● **Collected material**
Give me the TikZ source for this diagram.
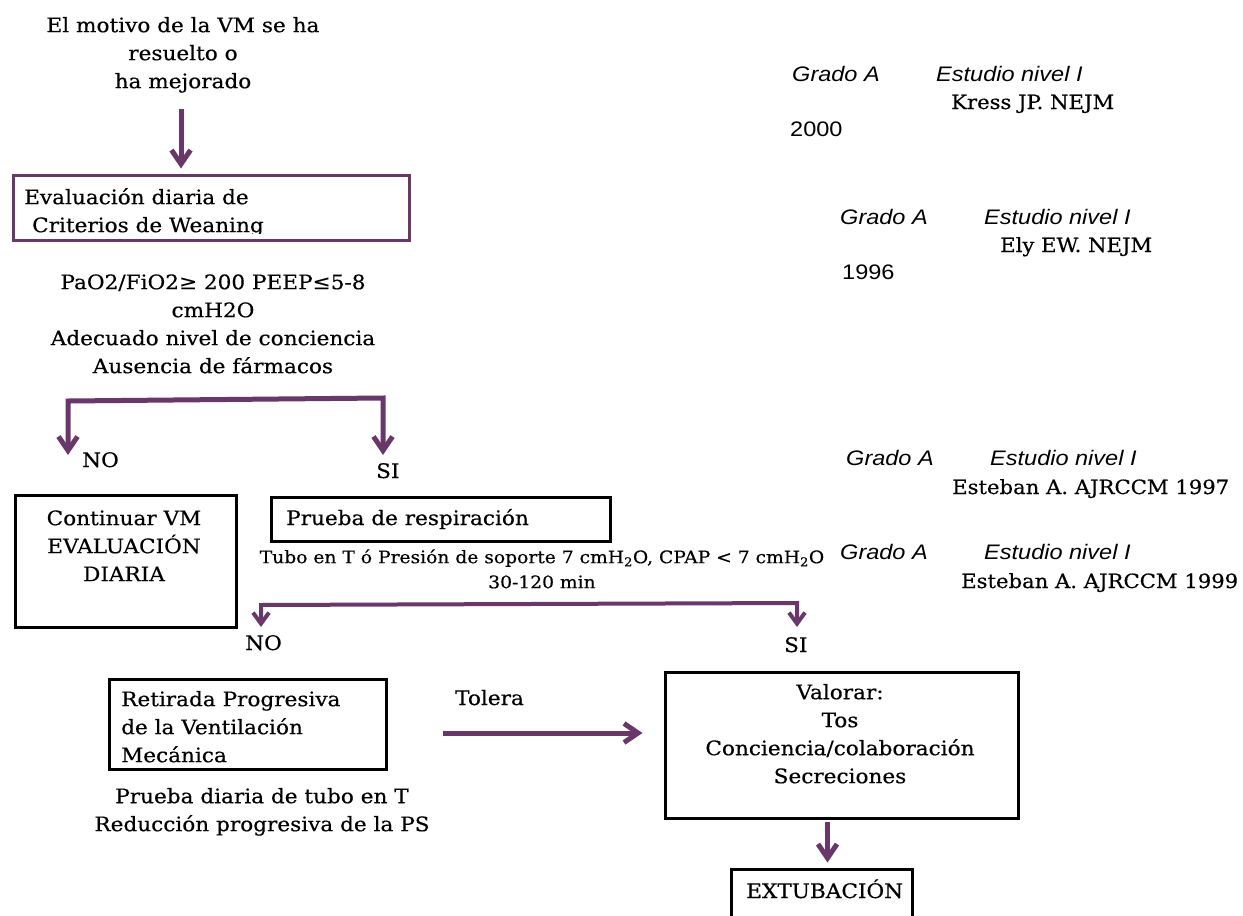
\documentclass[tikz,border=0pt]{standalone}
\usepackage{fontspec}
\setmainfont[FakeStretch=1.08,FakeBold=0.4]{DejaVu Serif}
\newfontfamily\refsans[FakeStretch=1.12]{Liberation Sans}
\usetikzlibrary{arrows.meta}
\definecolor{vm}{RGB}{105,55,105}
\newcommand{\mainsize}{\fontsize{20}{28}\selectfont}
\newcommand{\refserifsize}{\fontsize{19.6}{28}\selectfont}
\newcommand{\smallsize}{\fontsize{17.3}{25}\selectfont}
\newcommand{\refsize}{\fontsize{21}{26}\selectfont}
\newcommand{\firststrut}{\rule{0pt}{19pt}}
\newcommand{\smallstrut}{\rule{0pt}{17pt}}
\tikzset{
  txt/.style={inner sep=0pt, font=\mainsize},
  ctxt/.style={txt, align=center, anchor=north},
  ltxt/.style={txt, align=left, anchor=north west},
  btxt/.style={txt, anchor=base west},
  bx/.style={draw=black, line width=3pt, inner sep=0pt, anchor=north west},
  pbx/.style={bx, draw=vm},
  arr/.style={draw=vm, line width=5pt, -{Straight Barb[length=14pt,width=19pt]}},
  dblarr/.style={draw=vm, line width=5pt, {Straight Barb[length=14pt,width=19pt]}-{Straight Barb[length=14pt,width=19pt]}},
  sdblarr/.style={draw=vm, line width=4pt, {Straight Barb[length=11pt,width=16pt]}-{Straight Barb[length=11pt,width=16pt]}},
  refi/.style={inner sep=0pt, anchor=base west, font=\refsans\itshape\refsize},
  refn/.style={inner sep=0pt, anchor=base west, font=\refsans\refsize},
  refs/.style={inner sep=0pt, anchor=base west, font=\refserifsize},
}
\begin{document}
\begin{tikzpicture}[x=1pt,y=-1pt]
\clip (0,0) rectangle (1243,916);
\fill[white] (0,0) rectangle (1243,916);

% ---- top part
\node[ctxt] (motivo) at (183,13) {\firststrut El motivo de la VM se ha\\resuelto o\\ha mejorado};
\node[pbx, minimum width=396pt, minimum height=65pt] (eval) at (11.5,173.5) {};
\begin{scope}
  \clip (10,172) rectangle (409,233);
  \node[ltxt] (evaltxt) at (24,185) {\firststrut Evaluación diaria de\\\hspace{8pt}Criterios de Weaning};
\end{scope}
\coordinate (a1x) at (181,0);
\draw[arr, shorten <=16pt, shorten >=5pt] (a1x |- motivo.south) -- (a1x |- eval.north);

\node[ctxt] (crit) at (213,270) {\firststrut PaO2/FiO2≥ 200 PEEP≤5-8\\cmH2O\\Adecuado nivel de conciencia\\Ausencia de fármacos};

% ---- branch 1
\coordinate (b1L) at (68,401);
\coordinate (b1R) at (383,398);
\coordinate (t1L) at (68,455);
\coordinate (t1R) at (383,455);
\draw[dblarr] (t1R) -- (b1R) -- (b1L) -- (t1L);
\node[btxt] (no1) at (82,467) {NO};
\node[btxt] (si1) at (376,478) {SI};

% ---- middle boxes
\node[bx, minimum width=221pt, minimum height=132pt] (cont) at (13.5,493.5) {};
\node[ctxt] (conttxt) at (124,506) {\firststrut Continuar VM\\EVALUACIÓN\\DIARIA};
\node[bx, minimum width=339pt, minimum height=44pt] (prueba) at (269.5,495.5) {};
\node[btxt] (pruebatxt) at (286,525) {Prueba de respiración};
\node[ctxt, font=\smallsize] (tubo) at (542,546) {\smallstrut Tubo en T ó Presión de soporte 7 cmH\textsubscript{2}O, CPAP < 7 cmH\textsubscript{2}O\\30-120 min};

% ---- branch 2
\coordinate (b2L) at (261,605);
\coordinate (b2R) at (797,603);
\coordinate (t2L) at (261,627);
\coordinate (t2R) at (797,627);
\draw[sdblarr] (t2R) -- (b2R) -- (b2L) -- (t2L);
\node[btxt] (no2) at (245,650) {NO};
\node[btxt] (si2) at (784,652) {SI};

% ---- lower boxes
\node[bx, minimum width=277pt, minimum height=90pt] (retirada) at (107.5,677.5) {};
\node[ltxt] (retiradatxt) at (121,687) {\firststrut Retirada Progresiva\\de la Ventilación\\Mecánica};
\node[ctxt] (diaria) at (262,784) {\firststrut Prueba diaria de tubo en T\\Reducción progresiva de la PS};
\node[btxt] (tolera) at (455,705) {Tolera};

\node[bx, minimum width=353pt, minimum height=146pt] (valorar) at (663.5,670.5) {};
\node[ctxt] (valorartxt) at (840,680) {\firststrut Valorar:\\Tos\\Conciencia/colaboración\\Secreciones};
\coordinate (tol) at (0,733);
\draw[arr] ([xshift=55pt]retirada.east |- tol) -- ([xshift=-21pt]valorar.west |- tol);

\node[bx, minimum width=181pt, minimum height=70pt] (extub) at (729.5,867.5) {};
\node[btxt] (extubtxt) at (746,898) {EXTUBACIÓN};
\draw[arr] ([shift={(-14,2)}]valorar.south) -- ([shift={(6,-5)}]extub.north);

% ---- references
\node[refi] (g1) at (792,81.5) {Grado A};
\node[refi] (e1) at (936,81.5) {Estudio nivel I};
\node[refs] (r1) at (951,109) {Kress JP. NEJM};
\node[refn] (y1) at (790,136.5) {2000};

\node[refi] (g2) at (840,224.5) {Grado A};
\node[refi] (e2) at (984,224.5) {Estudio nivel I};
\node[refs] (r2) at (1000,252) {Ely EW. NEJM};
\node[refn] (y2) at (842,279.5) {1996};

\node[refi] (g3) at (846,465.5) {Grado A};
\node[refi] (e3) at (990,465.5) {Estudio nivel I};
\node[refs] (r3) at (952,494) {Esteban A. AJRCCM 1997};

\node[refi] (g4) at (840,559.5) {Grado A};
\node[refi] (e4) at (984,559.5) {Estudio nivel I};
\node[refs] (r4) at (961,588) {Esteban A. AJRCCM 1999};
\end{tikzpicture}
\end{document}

● **Task**
Please write out all of the material above without changing a word, and omit any pictures.

● **Output for this task**
Give me the TikZ source for this diagram.
\documentclass[tikz,border=0pt]{standalone}
\usepackage{fontspec}
\setmainfont[FakeStretch=1.08,FakeBold=0.4]{DejaVu Serif}
\newfontfamily\refsans[FakeStretch=1.12]{Liberation Sans}
\usetikzlibrary{arrows.meta}
\definecolor{vm}{RGB}{105,55,105}
\newcommand{\mainsize}{\fontsize{20}{28}\selectfont}
\newcommand{\refserifsize}{\fontsize{19.6}{28}\selectfont}
\newcommand{\smallsize}{\fontsize{17.3}{25}\selectfont}
\newcommand{\refsize}{\fontsize{21}{26}\selectfont}
\newcommand{\firststrut}{\rule{0pt}{19pt}}
\newcommand{\smallstrut}{\rule{0pt}{17pt}}
\tikzset{
  txt/.style={inner sep=0pt, font=\mainsize},
  ctxt/.style={txt, align=center, anchor=north},
  ltxt/.style={txt, align=left, anchor=north west},
  btxt/.style={txt, anchor=base west},
  bx/.style={draw=black, line width=3pt, inner sep=0pt, anchor=north west},
  pbx/.style={bx, draw=vm},
  arr/.style={draw=vm, line width=5pt, -{Straight Barb[length=14pt,width=19pt]}},
  dblarr/.style={draw=vm, line width=5pt, {Straight Barb[length=14pt,width=19pt]}-{Straight Barb[length=14pt,width=19pt]}},
  sdblarr/.style={draw=vm, line width=4pt, {Straight Barb[length=11pt,width=16pt]}-{Straight Barb[length=11pt,width=16pt]}},
  refi/.style={inner sep=0pt, anchor=base west, font=\refsans\itshape\refsize},
  refn/.style={inner sep=0pt, anchor=base west, font=\refsans\refsize},
  refs/.style={inner sep=0pt, anchor=base west, font=\refserifsize},
}
\begin{document}
\begin{tikzpicture}[x=1pt,y=-1pt]
\clip (0,0) rectangle (1243,916);
\fill[white] (0,0) rectangle (1243,916);

% ---- top part
\node[ctxt] (motivo) at (183,13) {\firststrut El motivo de la VM se ha\\resuelto o\\ha mejorado};
\node[pbx, minimum width=396pt, minimum height=65pt] (eval) at (11.5,173.5) {};
\begin{scope}
  \clip (10,172) rectangle (409,233);
  \node[ltxt] (evaltxt) at (24,185) {\firststrut Evaluación diaria de\\\hspace{8pt}Criterios de Weaning};
\end{scope}
\coordinate (a1x) at (181,0);
\draw[arr, shorten <=16pt, shorten >=5pt] (a1x |- motivo.south) -- (a1x |- eval.north);

\node[ctxt] (crit) at (213,270) {\firststrut PaO2/FiO2≥ 200 PEEP≤5-8\\cmH2O\\Adecuado nivel de conciencia\\Ausencia de fármacos};

% ---- branch 1
\coordinate (b1L) at (68,401);
\coordinate (b1R) at (383,398);
\coordinate (t1L) at (68,455);
\coordinate (t1R) at (383,455);
\draw[dblarr] (t1R) -- (b1R) -- (b1L) -- (t1L);
\node[btxt] (no1) at (82,467) {NO};
\node[btxt] (si1) at (376,478) {SI};

% ---- middle boxes
\node[bx, minimum width=221pt, minimum height=132pt] (cont) at (13.5,493.5) {};
\node[ctxt] (conttxt) at (124,506) {\firststrut Continuar VM\\EVALUACIÓN\\DIARIA};
\node[bx, minimum width=339pt, minimum height=44pt] (prueba) at (269.5,495.5) {};
\node[btxt] (pruebatxt) at (286,525) {Prueba de respiración};
\node[ctxt, font=\smallsize] (tubo) at (542,546) {\smallstrut Tubo en T ó Presión de soporte 7 cmH\textsubscript{2}O, CPAP < 7 cmH\textsubscript{2}O\\30-120 min};

% ---- branch 2
\coordinate (b2L) at (261,605);
\coordinate (b2R) at (797,603);
\coordinate (t2L) at (261,627);
\coordinate (t2R) at (797,627);
\draw[sdblarr] (t2R) -- (b2R) -- (b2L) -- (t2L);
\node[btxt] (no2) at (245,650) {NO};
\node[btxt] (si2) at (784,652) {SI};

% ---- lower boxes
\node[bx, minimum width=277pt, minimum height=90pt] (retirada) at (107.5,677.5) {};
\node[ltxt] (retiradatxt) at (121,687) {\firststrut Retirada Progresiva\\de la Ventilación\\Mecánica};
\node[ctxt] (diaria) at (262,784) {\firststrut Prueba diaria de tubo en T\\Reducción progresiva de la PS};
\node[btxt] (tolera) at (455,705) {Tolera};

\node[bx, minimum width=353pt, minimum height=146pt] (valorar) at (663.5,670.5) {};
\node[ctxt] (valorartxt) at (840,680) {\firststrut Valorar:\\Tos\\Conciencia/colaboración\\Secreciones};
\coordinate (tol) at (0,733);
\draw[arr] ([xshift=55pt]retirada.east |- tol) -- ([xshift=-21pt]valorar.west |- tol);

\node[bx, minimum width=181pt, minimum height=70pt] (extub) at (729.5,867.5) {};
\node[btxt] (extubtxt) at (746,898) {EXTUBACIÓN};
\draw[arr] ([shift={(-14,2)}]valorar.south) -- ([shift={(6,-5)}]extub.north);

% ---- references
\node[refi] (g1) at (792,81.5) {Grado A};
\node[refi] (e1) at (936,81.5) {Estudio nivel I};
\node[refs] (r1) at (951,109) {Kress JP. NEJM};
\node[refn] (y1) at (790,136.5) {2000};

\node[refi] (g2) at (840,224.5) {Grado A};
\node[refi] (e2) at (984,224.5) {Estudio nivel I};
\node[refs] (r2) at (1000,252) {Ely EW. NEJM};
\node[refn] (y2) at (842,279.5) {1996};

\node[refi] (g3) at (846,465.5) {Grado A};
\node[refi] (e3) at (990,465.5) {Estudio nivel I};
\node[refs] (r3) at (952,494) {Esteban A. AJRCCM 1997};

\node[refi] (g4) at (840,559.5) {Grado A};
\node[refi] (e4) at (984,559.5) {Estudio nivel I};
\node[refs] (r4) at (961,588) {Esteban A. AJRCCM 1999};
\end{tikzpicture}
\end{document}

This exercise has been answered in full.